叶良骏
我出生在战火纷飞的抗战时期,目睹乡亲们的苦难,至今刻骨铭心。
我们村里有个人人避之不及的男人,阿娘叫他烂脚阿松(叔),我叫他烂脚太公。他整天坐着,把一双血淋嗒滴的脚搁在小凳上,不时凄惨地叫。他是长辈,我应该叫他国定太公,但人们似乎忘了他的名字,叫他烂脚阿哥、阿伯、阿公……都这么叫,所以我也这么叫。
太公原在金华做生意,据说做得很大,他家有两幢楼,兄弟两人住。像村里很多家庭一样,男人外出赚钱,女人在家管老人孩子。他家很富裕,家具都是成套红木的,每间房都有红彤彤的护墙板,十分考究。抗战爆发,日本鬼子在浙江发动细菌战,金华首当其冲,但当时人们不知道。太公中了招,起先脚上生了疮,以为没什么事,也没去医院。不久,两条腿开始溃烂,一发而不可收,很快就流脓流血,无法行走。因为战争,生意本就不行了,不能走路,更是雪上加霜,太公只好结束了生意回到村里。

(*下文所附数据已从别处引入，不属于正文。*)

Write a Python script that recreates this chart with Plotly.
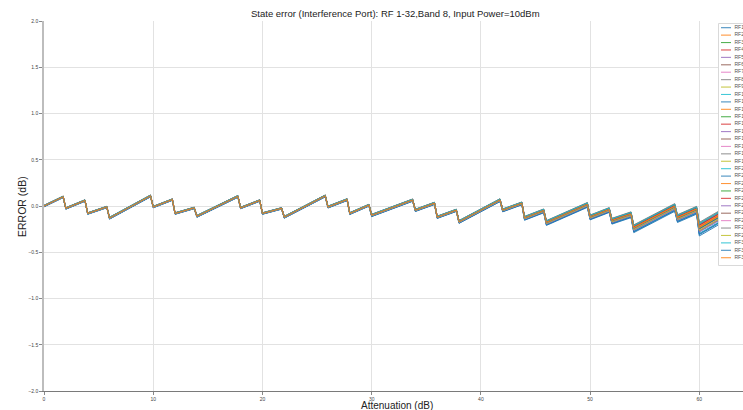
import plotly.graph_objects as go

# ---------------- data ----------------
title_text = "State error (Interference Port): RF 1-32,Band 8, Input Power=10dBm"
rf_names = [f"RF{i}" for i in range(1, 33)]

att_step = 0.25
# attenuation where each sawtooth segment starts (drop positions)
seg_start = [0, 2, 4, 6, 10, 12, 14, 18, 20, 22, 26, 28, 30, 34, 36, 38,
             42, 44, 46, 50, 52, 54, 58, 60, 62]
seg_stop = seg_start[1:] + [64]
# mean error at start / end of each segment (dB)
err_start = [0.0, -0.025, -0.08, -0.13, -0.01, -0.08, -0.11, -0.02, -0.08, -0.12,
             -0.01, -0.08, -0.10, -0.045, -0.12, -0.17, -0.045, -0.13, -0.18, -0.12,
             -0.16, -0.24, -0.13, -0.24, -0.32]
err_end = [0.10, 0.06, -0.01, 0.11, 0.07, -0.02, 0.105, 0.06, -0.025, 0.11,
           0.07, 0.01, 0.065, 0.03, -0.045, 0.065, 0.03, -0.05, 0.015, -0.04,
           -0.09, -0.01, -0.04, -0.12, -0.24]
# channel-to-channel spread in each segment (dB)
seg_spread = [0.008, 0.008, 0.008, 0.01, 0.008, 0.008, 0.01, 0.008, 0.008, 0.01,
              0.01, 0.01, 0.012, 0.012, 0.012, 0.015, 0.015, 0.02, 0.025, 0.025,
              0.03, 0.04, 0.04, 0.07, 0.08]
# relative position of each RF channel inside the spread
rf_offset = [-1.0, 0.3, 0.1, 0.5, -0.2, 0.2, 0.6, 0.0, -0.3, -0.8,
             -1.2, 0.4, -0.1, 0.7, -0.4, 0.15, 0.35, -0.5, 0.05, 0.8,
             -0.9, 0.25, -0.15, 0.45, -0.6, 0.55, -0.25, 0.9, -0.35, 0.65,
             -0.05, 0.1]

x_ticks = [0, 10, 20, 30, 40, 50, 60]
y_ticks = [-2.0, -1.5, -1.0, -0.5, 0.0, 0.5, 1.0, 1.5, 2.0]

# ---------------- build series ----------------
att = []
base = []
seg_of = []
for k, s in enumerate(seg_start):
    n = int(round((seg_stop[k] - s) / att_step))
    for j in range(n):
        att.append(s + j * att_step)
        base.append(err_start[k] + (err_end[k] - err_start[k]) * j / (n - 1))
        seg_of.append(k)

tab10 = ["#1f77b4", "#ff7f0e", "#2ca02c", "#d62728", "#9467bd",
         "#8c564b", "#e377c2", "#7f7f7f", "#bcbd22", "#17becf"]

fig = go.Figure()
for i, name in enumerate(rf_names):
    y = [b + rf_offset[i] * seg_spread[seg_of[p]] for p, b in enumerate(base)]
    fig.add_trace(go.Scatter(x=att, y=y, mode="lines", name=name,
                             line=dict(color=tab10[i % 10], width=0.9),
                             xaxis="x", yaxis="y",
                             showlegend=False, hoverinfo="skip"))

# ---------------- layout ----------------
W, H = 743, 410
L, R, T, B = 44, 0, 21, 19
pw, ph = W - L - R, H - T - B


def pxx(xp):
    return (xp - L) / pw


def pxy(yp):
    return (H - B - yp) / ph


# legend box (pixel frame of the hand-made legend)
leg_left, leg_top, leg_bottom = 718, 23, 266
leg_row0, leg_row_gap = 27.7, 7.42

font_fam = "Liberation Sans, Arial, sans-serif"

# legend drawn in an overlay sub-plot whose axis units are pixels
fig.add_trace(go.Scatter(x=[leg_left + 0.5, W + 20, W + 20, leg_left + 0.5, leg_left + 0.5],
                         y=[leg_top + 0.5, leg_top + 0.5, leg_bottom - 0.5, leg_bottom - 0.5,
                            leg_top + 0.5],
                         mode="lines", fill="toself", fillcolor="rgba(255,255,255,0.82)",
                         line=dict(color="#d9d9d9", width=1),
                         xaxis="x2", yaxis="y2", showlegend=False, hoverinfo="skip"))
for i, name in enumerate(rf_names):
    yy = leg_row0 + i * leg_row_gap
    fig.add_trace(go.Scatter(x=[leg_left + 3, leg_left + 13], y=[yy, yy], mode="lines",
                             line=dict(color=tab10[i % 10], width=1.1), opacity=0.8,
                             xaxis="x2", yaxis="y2", showlegend=False, hoverinfo="skip"))
fig.add_trace(go.Scatter(x=[leg_left + 16.5] * len(rf_names),
                         y=[leg_row0 + i * leg_row_gap for i in range(len(rf_names))],
                         text=rf_names, mode="text", textposition="middle right",
                         textfont=dict(size=5, color="#555", family=font_fam),
                         cliponaxis=False, xaxis="x2", yaxis="y2",
                         showlegend=False, hoverinfo="skip"))

fig.update_layout(
    width=W, height=H,
    margin=dict(l=L, r=R, t=T, b=B, pad=0),
    paper_bgcolor="white", plot_bgcolor="white",
    font=dict(family=font_fam, color="#333"),
    showlegend=False,
    xaxis=dict(range=[0, 64], autorange=False, tickvals=x_ticks,
               ticktext=[str(v) for v in x_ticks],
               ticks="outside", ticklen=2.5, tickcolor="#888",
               tickfont=dict(size=5, color="#444"),
               showgrid=True, gridcolor="#e2e2e2", gridwidth=1,
               showline=True, linecolor="#7a7a7a", linewidth=1, zeroline=False,
               anchor="y"),
    yaxis=dict(range=[-2, 2], autorange=False, tickvals=y_ticks,
               ticktext=[f"{v:.1f}".replace("-", "\u2212") for v in y_ticks],
               ticks="outside", ticklen=3, tickcolor="#888",
               tickfont=dict(size=5, color="#444"),
               showgrid=True, gridcolor="#e2e2e2", gridwidth=1,
               showline=True, linecolor="#bdbdbd", linewidth=1.5, zeroline=False,
               anchor="x"),
    xaxis2=dict(domain=[pxx(leg_left), 1], range=[leg_left, W], autorange=False,
                visible=False, anchor="y2", fixedrange=True),
    yaxis2=dict(domain=[pxy(leg_bottom), pxy(leg_top)], range=[leg_bottom, leg_top],
                autorange=False, visible=False, anchor="x2", fixedrange=True),
)

annotations = [
    dict(text=title_text, x=pxx(395.5), y=pxy(13), xref="paper", yref="paper",
         xanchor="center", yanchor="middle", showarrow=False,
         font=dict(size=9.5, color="#222")),
    dict(text="Attenuation (dB)", x=pxx(397), y=pxy(405.5), xref="paper", yref="paper",
         xanchor="center", yanchor="middle", showarrow=False,
         font=dict(size=10, color="#222")),
    dict(text="ERROR (dB)", x=pxx(22), y=pxy(207), xref="paper", yref="paper",
         xanchor="center", yanchor="middle", showarrow=False, textangle=-90,
         font=dict(size=10.5, color="#222")),
]

fig.update_layout(annotations=annotations)

fig.write_html("out.html", config={"displayModeBar": False})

他一次次去附近的同义医院看腿。以前,乡下生烂脚病的也有,用了药都会治愈,可他的腿用了药连口子都不收,照样烂,一直烂到了大腿。太公跑了别的医院,同样毫无效果,没人知道是日本鬼子造的孽。看病花了许多钱,生意又做不成,幸好家里有十几亩地,还可租出去,才没有饿死。这以后,他就变成了这样。他腿上没有一块好肉,痛得日夜呼号不止。宁波沦陷后,镇海、庄市都有了日本兵。有一次日本兵来我们村里抢东西,见到太公呻吟不已,叫来了军医。军医解开了包腿的布,看了一会儿,笑着不知说了一句什么话,旁边的日本兵都哈哈大笑,太公吓得不轻,还好,这些日本兵只是笑了一阵就走了。他的腿一直烂,烂了好多年。
不久,同义医院被日本兵占领,成了战时医院,不少医生不愿为日本人做事,设法逃离。有两个医生躲在我们村里,为大家看点小病。乡人送点鸡蛋蔬菜,我阿娘每年送谷给他们,他们在村里生活了好几年。有一次,他们到太公家为他治腿,阿娘说阿松真罪过(可怜),要我送冷开水去,说医生也许要冲洗伤口。志宏叔陪我一起拎了桶去了。只见太公的腿已变成黑色,有的地方结了痂,有的仍在流脓。医生耐心地用镊子把蛆一条条捉掉,我和志宏叔忙用脚踩。那个臭味,熏得我直想吐,但记起阿娘的话,拼命忍住了,一直在旁边帮忙。医生忙了半天,最后摇摇头,又把腿包了起来。太公求他们,“救救我,痛煞了。”医生拭着泪走了。
没几年,太公的腿一直烂到了上面,听说,每次撒尿都鬼哭狼嚎,听得村里人都掉泪。有一天,他喊着叫着,忽然一头撞在屋柱上,脑袋开花,满脸是血,当场就死了,还不到50岁。他妻子带着孩子投奔了娘家,小楼、家具和田都卖了,这个好端端的家没了!后来,人们才知道这是日本人的细菌战,浙江有很多人深受其害,受了一辈子苦。几十年后,国家派出了医疗队,许多烂脚老人有药治了,可太公没有等到那一天。
今年是世界反法西斯战争胜利80周年,重忆往昔,是为了铭记历史,记住国弱就要受欺,吾辈当自强。